母に対する謝罪の言葉もなかった。とても許しがたいし許したくもない。
報いを受けるべき。被告人の死刑、または一生刑務所から出さないでほしい。
被害者遺族が涙で言葉を詰まらせながら話す中、志渡被告は下を向いたままその顔を上げることは一度もなかった。
その後の論告で検察側は「志渡被告が延本さんと口論の末、馬乗りになって暴行したことは強固な殺意に基づく」などとして懲役22年を求刑。
一方、弁護側は「志渡被告の犯行に計画性はない。また、脳の機能に障害があり犯行の開始、継続がしやすい状況にあった」などとして情状酌量を求めた。
この日の公判の終わり、志渡被告がこの裁判で自らがとった行動や態度について唐突に話始めた。
志渡被告)現場から発見されたものが真弓の身体の一部だけだったので、警察の捜査に不満が沸いた。
調書を読み上げられたが違っていると思う点があった、第三者が書き加えているようだった。
自分は真弓を殺したことについては否定しない。謝罪しようと思ったが、土下座しようと思ったけど罪を軽くしようと思われているのが嫌で、法廷でどう動いていいかやっていいのか分からなかった。
下された判決 被告からの謝罪はー
12月13日、判決の日。
志渡被告は3mmくらいに頭を刈り上げて法廷に姿を現した。自分なりに反省の意を示していたのだろうか。
証言台の前に立った志渡被告に言い渡された判決は懲役19 年。
釧路地裁の井草健太裁判長は「口論の末、被害者に馬乗りになって殺害したことは、計画性はないとしてもその殺意は強固である。
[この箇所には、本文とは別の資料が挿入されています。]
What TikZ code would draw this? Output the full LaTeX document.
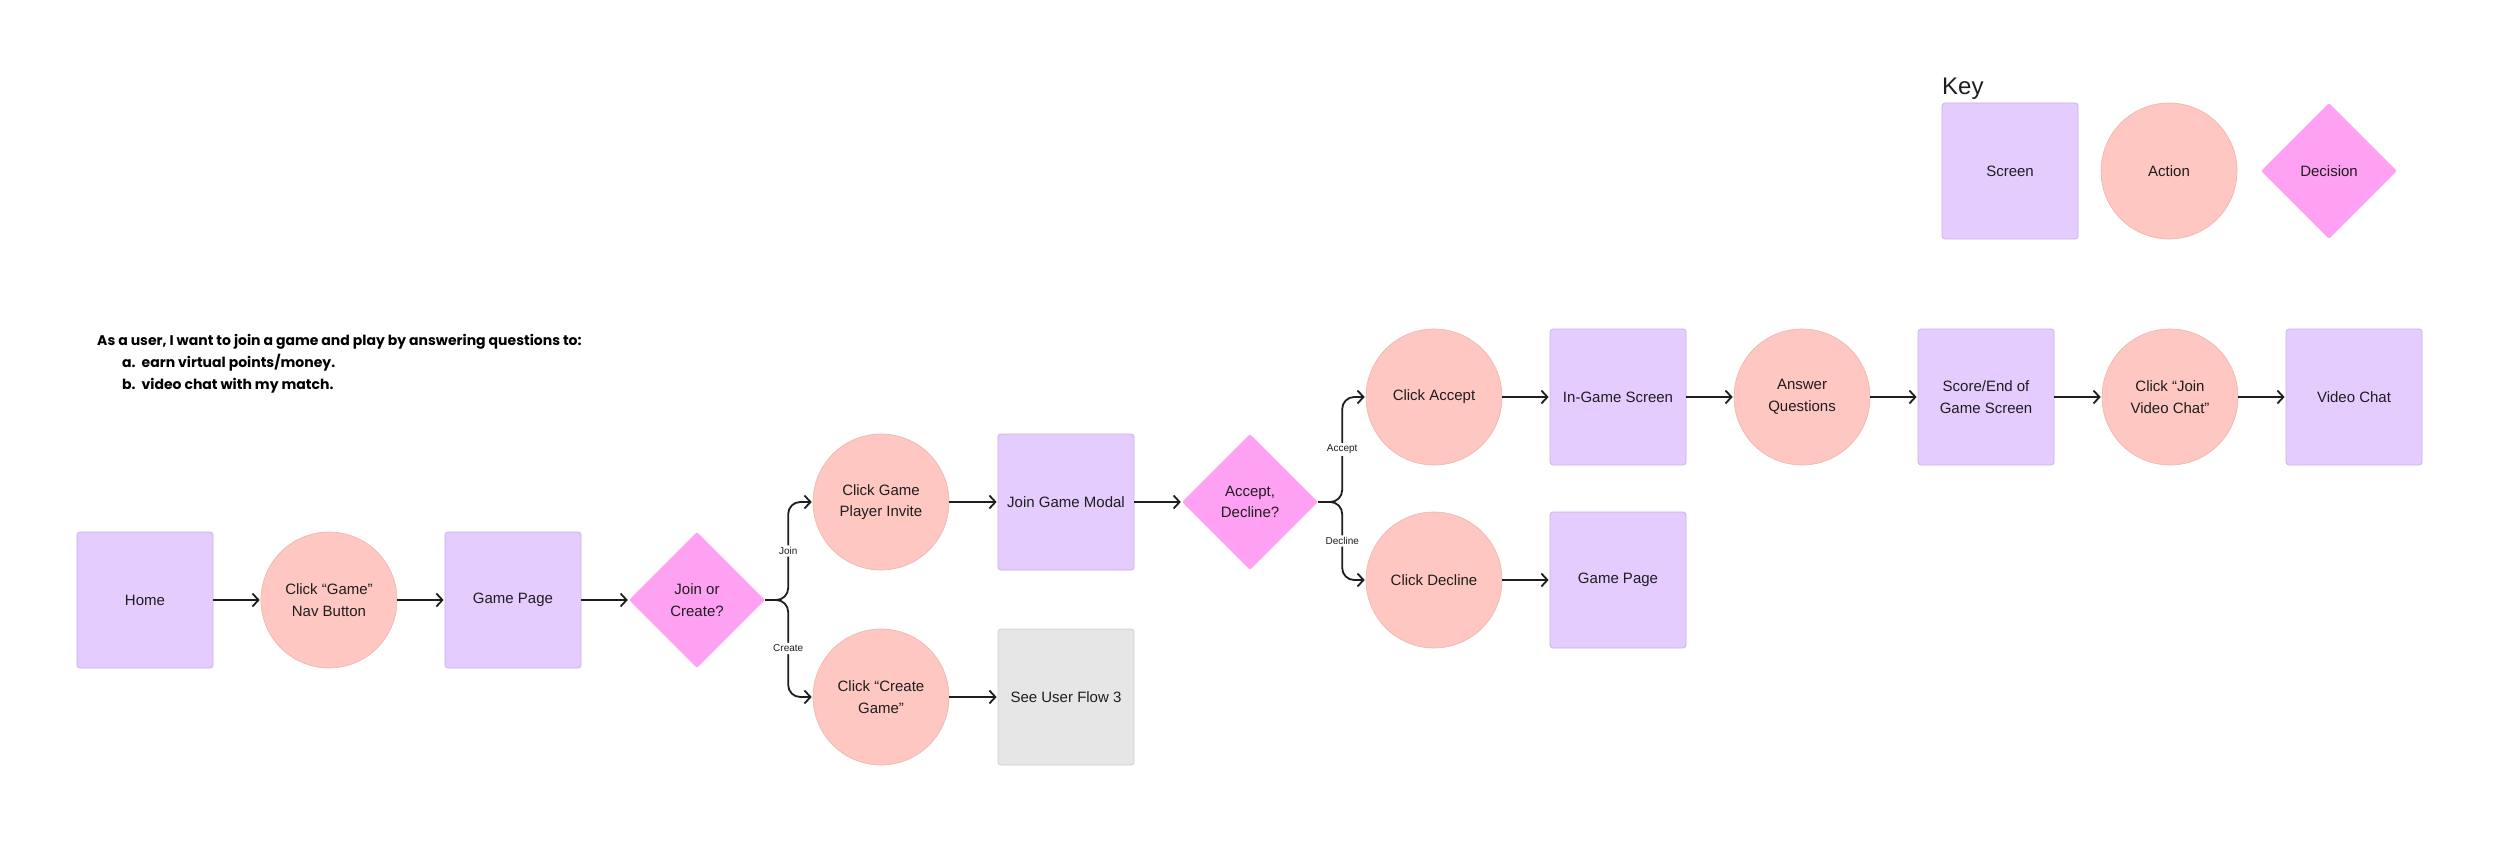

また、脳の機能障害については殺害の判断に影響はない」とした。
下を見つめたまま微動だにせず、判決を聞いていた志渡被告。
しかし、判決が読み上げられ裁判が終わろうとして瞬間、腰に手を当てて一言。
「これで終わりかよ」。
最後まで被告の口から語られなかった被害者への謝罪と犯行の動機。
弁護側は被告と面会し、控訴するかどうかを決めるとしている。